Walling’s map depicts the center of Bath at a terrific level of detail for the time. The very large scale of 330 feet to the inch, much larger than on most Walling town maps, permits him to show not only the street plan, public buildings and businesses, but also private landowners and even individual buildings in plan view. Of particular interest are the ferry across the Kennebec to Woolwich, the line of the Kennebec and Portland Railroad, and dozens of wharves, shipyards, and affiliated businesses lining the river bank. The wash color by ward and the seven pictorial vignettes of private residences, the Congregational Church and the Sagadahock House hotel add both visual appeal and documentary value.
This map is just one of several dozen large-scale maps of New England towns issued by Henry Frances Walling in the first half of the 1850s, including at least 15 in 1851 alone. Walling was arguably the most accomplished and interesting American mapmaker of the mid-late 19th century, in no small part because of his prolific output: Between 1848 and 1888 he produced perhaps 150 large-scale, separately-issued maps of American towns and counties; several seminal state maps; numerous state and county atlases; and many maps for the U.S. Geological Survey. But arguably his greatest impact was as a serial innovator. He helped pioneer new models of partnership between commercial, local, state and Federal mapping enterprises; demonstrated that commercial mapmakers could produce high-quality, low-cost maps by drawing on the work of government scientific agencies; was a leading advocate of applying geodetic survey methods and tools to local and regional surveys; and catalyzed the first topographical (i.e., three dimensional) survey of an American state.
This writer has found no biographical information on A.G. Gillet, who also collaborated with Walling on maps of Augusta, Maine and Fitchburg and Fall River, Massachusetts.
Catalogue of the American Books in the Library of the British Museum, p. 4. Antique Map Price Record lists one example on the market in the past 30 years, offered by High Ridge Books in 2006. Examples are also held by the American Antiquarian Society and Library of Congress (The LC example is not listed in Phillips, List of Maps of America), and may have been obtained from High Ridge Books in or around 2006. OCLC lists a single copy of the map, but the size suggests it is a reproduction. Not in Rumsey; or Thompson, Important Maine Maps, Books, Prints and Ephemera.
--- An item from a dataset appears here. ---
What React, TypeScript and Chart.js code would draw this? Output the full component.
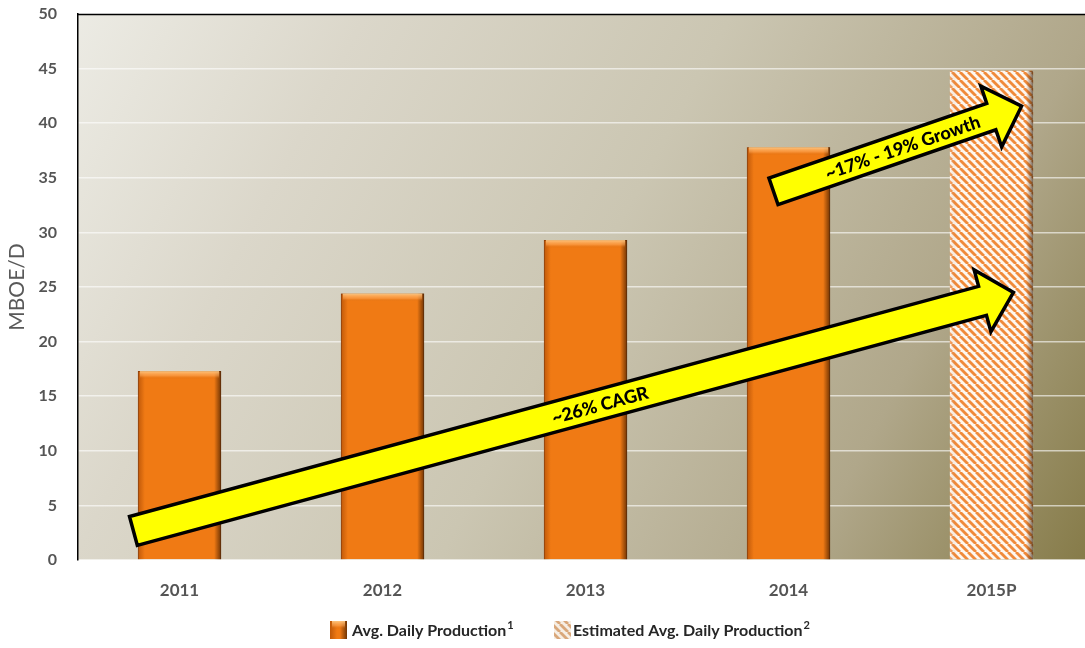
import React, { useEffect, useRef } from 'react';
import { Chart, registerables } from 'chart.js';
Chart.register(...registerables);

const categories = ['2011', '2012', '2013', '2014', '2015P'];
const actualValues = [17.3, 24.4, 29.3, 37.8, null];
const estimatedValues = [null, null, null, null, 44.8];
const yMin = 0;
const yMax = 50;
const yStep = 5;
const seriesLabels = ['Avg. Daily Production', 'Estimated Avg. Daily Production'];
const seriesSup = ['1', '2'];
const yTitle = 'MBOE/D';
// arrows in data coordinates: [category index, value]
const arrowFrom = [[-0.227, 2.66], [2.926, 33.76]];
const arrowTo = [[4.108, 24.5], [4.148, 41.56]];
const arrowText = ['~26% CAGR', '~17% - 19% Growth'];
const arrowTextAt = [0.53, 0.52];

const FONT = 'Lato, "Open Sans", sans-serif';
const ORANGE = '#f07a14';

function makeHatch(color: string, bg: string) {
  const c = document.createElement('canvas');
  c.width = 8;
  c.height = 8;
  const g = c.getContext('2d')!;
  g.fillStyle = bg;
  g.fillRect(0, 0, 8, 8);
  g.strokeStyle = color;
  g.lineWidth = 2.8;
  for (const k of [-8, 0, 8]) {
    g.beginPath();
    g.moveTo(k, 0);
    g.lineTo(k + 8, 8);
    g.stroke();
  }
  return g.createPattern(c, 'repeat')!;
}

function drawArrow(ctx: CanvasRenderingContext2D, x1: number, y1: number, x2: number, y2: number, half: number, headHalf: number, headLen: number) {
  const dx = x2 - x1, dy = y2 - y1;
  const len = Math.hypot(dx, dy);
  const ux = dx / len, uy = dy / len;
  const nx = -uy, ny = ux;
  const bx = x2 - ux * headLen, by = y2 - uy * headLen;
  const pts = [
    [x1 + nx * half, y1 + ny * half],
    [bx + nx * half, by + ny * half],
    [bx + nx * headHalf, by + ny * headHalf],
    [x2, y2],
    [bx - nx * headHalf, by - ny * headHalf],
    [bx - nx * half, by - ny * half],
    [x1 - nx * half, y1 - ny * half],
  ];
  ctx.beginPath();
  pts.forEach((p, i) => (i ? ctx.lineTo(p[0], p[1]) : ctx.moveTo(p[0], p[1])));
  ctx.closePath();
  ctx.fillStyle = '#ffff00';
  ctx.fill();
  ctx.lineWidth = 3.5;
  ctx.lineJoin = 'miter';
  ctx.strokeStyle = '#000';
  ctx.stroke();
}

function bevel(ctx: CanvasRenderingContext2D, x: number, y: number, base: number, width: number, dark: boolean) {
  const L = x - width / 2, R = x + width / 2;
  const h = base - y;
  let g = ctx.createLinearGradient(L, 0, L + 7, 0);
  g.addColorStop(0, dark ? 'rgba(150,60,0,0.55)' : 'rgba(255,255,255,0.25)');
  g.addColorStop(1, 'rgba(150,60,0,0)');
  ctx.fillStyle = g;
  ctx.fillRect(L, y, 7, h);
  g = ctx.createLinearGradient(R - 7, 0, R, 0);
  g.addColorStop(0, 'rgba(80,35,0,0)');
  g.addColorStop(1, dark ? 'rgba(80,35,0,0.8)' : 'rgba(60,40,20,0.7)');
  ctx.fillStyle = g;
  ctx.fillRect(R - 7, y, 7, h);
  if (dark) {
    g = ctx.createLinearGradient(0, y, 0, y + 8);
    g.addColorStop(0, 'rgba(255,200,130,0.95)');
    g.addColorStop(0.6, 'rgba(255,170,90,0.5)');
    g.addColorStop(1, 'rgba(200,90,0,0)');
    ctx.fillStyle = g;
    ctx.fillRect(L + 2, y, width - 4, 8);
  }
}

export default function App() {
  const ref = useRef<HTMLCanvasElement>(null);
  useEffect(() => {
    const canvas = ref.current!;
    const hatch = makeHatch('#f08a3a', '#fdf7f0');
    const legendHatch = makeHatch('#d9a77a', '#f6eee4');

    const plugin = {
      id: 'custom',
      beforeDraw(chart: any) {
        const { ctx, chartArea: a } = chart;
        const g = ctx.createLinearGradient(a.left, a.top, a.right, a.bottom);
        g.addColorStop(0, '#ecebe4');
        g.addColorStop(0.22, '#dbd7ca');
        g.addColorStop(0.5, '#cbc6b2');
        g.addColorStop(0.78, '#b0a78a');
        g.addColorStop(1, '#857a47');
        ctx.save();
        ctx.fillStyle = g;
        ctx.fillRect(a.left, a.top, a.right - a.left, a.bottom - a.top);
        ctx.restore();
      },
      afterDatasetDraw(chart: any, args: any) {
        const { ctx } = chart;
        const meta = args.meta;
        ctx.save();
        meta.data.forEach((el: any, i: number) => {
          const v = chart.data.datasets[args.index].data[i];
          if (v == null) return;
          const p = el.getProps(['x', 'y', 'base', 'width'], true);
          bevel(ctx, p.x, p.y, p.base, p.width, args.index === 0);
        });
        ctx.restore();
      },
      afterDraw(chart: any) {
        const { ctx, chartArea: a, scales } = chart;
        const xs = scales.x, ys = scales.y;
        ctx.save();
        // top border
        ctx.strokeStyle = '#000';
        ctx.lineWidth = 1.5;
        ctx.beginPath();
        ctx.moveTo(a.left, a.top + 0.5);
        ctx.lineTo(a.right, a.top + 0.5);
        ctx.stroke();
        // arrows
        for (let k = 0; k < arrowFrom.length; k++) {
          const x1 = xs.getPixelForValue(arrowFrom[k][0]);
          const y1 = ys.getPixelForValue(arrowFrom[k][1]);
          const x2 = xs.getPixelForValue(arrowTo[k][0]);
          const y2 = ys.getPixelForValue(arrowTo[k][1]);
          drawArrow(ctx, x1, y1, x2, y2, k === 0 ? 15 : 14, 32, 32);
          const t = arrowTextAt[k];
          ctx.save();
          ctx.translate(x1 + (x2 - x1) * t, y1 + (y2 - y1) * t);
          ctx.rotate(Math.atan2(y2 - y1, x2 - x1));
          ctx.fillStyle = '#000';
          ctx.font = `900 18px ${FONT}`;
          ctx.textAlign = 'center';
          ctx.textBaseline = 'middle';
          ctx.fillText(arrowText[k], 0, 1);
          ctx.restore();
        }
        // legend
        const cy = 630;
        const items = [
          { x: 330, fill: ORANGE },
          { x: 554, fill: legendHatch },
        ];
        ctx.textBaseline = 'middle';
        ctx.textAlign = 'left';
        items.forEach((it, i) => {
          ctx.fillStyle = it.fill as any;
          ctx.fillRect(it.x, cy - 9, 17, 18);
          if (i === 0) bevel(ctx, it.x + 8.5, cy - 9, cy + 9, 17, true);
          const tx = it.x + (i === 0 ? 22 : 19);
          ctx.fillStyle = '#262626';
          ctx.font = `bold 16px ${FONT}`;
          ctx.fillText(seriesLabels[i], tx, cy + 1);
          const w = ctx.measureText(seriesLabels[i]).width;
          ctx.font = `bold 11px ${FONT}`;
          ctx.fillText(seriesSup[i], tx + w + 1, cy - 5);
        });
        ctx.restore();
      },
    };

    const chart = new Chart(canvas, {
      type: 'bar',
      data: {
        labels: categories,
        datasets: [
          {
            label: seriesLabels[0],
            data: actualValues as any,
            backgroundColor: ORANGE,
            borderColor: '#8a400a',
            borderWidth: 1,
            barPercentage: 0.41,
            categoryPercentage: 1,
            grouped: false,
          } as any,
          {
            label: seriesLabels[1],
            data: estimatedValues as any,
            backgroundColor: hatch,
            borderColor: 'rgba(200,120,60,0.6)',
            borderWidth: 0,
            barPercentage: 0.41,
            categoryPercentage: 1,
            grouped: false,
          } as any,
        ],
      },
      options: {
        responsive: false,
        animation: false,
        devicePixelRatio: 1,
        layout: { padding: { top: 14, left: 0, right: 0, bottom: 0 } },
        plugins: { legend: { display: false }, tooltip: { enabled: false } },
        scales: {
          x: {
            grid: { display: false, drawTicks: false },
            border: { display: false },
            ticks: { color: '#555555', font: { family: FONT, size: 17, weight: 'bold' }, padding: 20 },
            afterFit: (s: any) => { s.height = 88; s.paddingLeft = 0; s.paddingRight = 0; },
          },
          y: {
            min: yMin,
            max: yMax,
            ticks: { stepSize: yStep, color: '#555555', font: { family: FONT, size: 16, weight: 'bold' }, padding: 21 },
            grid: { color: 'rgba(255,255,255,0.6)', lineWidth: 1.5, drawTicks: false },
            border: { display: true, color: '#000', width: 1.5 },
            title: { display: true, text: yTitle, color: '#595959', font: { family: FONT, size: 21 }, padding: { top: 5, bottom: 0 } },
            afterFit: (s: any) => { s.width = 78; s.paddingTop = 0; s.paddingBottom = 0; },
          },
        },
      },
      plugins: [plugin],
    } as any);
    return () => chart.destroy();
  }, []);

  return (
    <div style={{ position: 'fixed', left: 0, top: 0, width: 1085, height: 648, overflow: 'hidden', background: '#fff' }}>
      <canvas ref={ref} width={1093} height={648} style={{ width: 1093, height: 648, display: 'block' }} />
    </div>
  );
}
Background on Walling’s city plans may be found in Michael Buehler’s “Henry F. Walling and the Mapping of New England`s Towns, 1849-1857,” in The Portolan, no. 71 ?(Spring 2008), pp. 22-33 (Buehler mentions this plan of Bath on p. 25.) Chapter 20 of Walter Ristow’s, American Maps and Mapmakers provides a more general discussion of Walling’s career.
Usual cracking and scuffing, some minor staining, small losses reinstated with very minor image loss.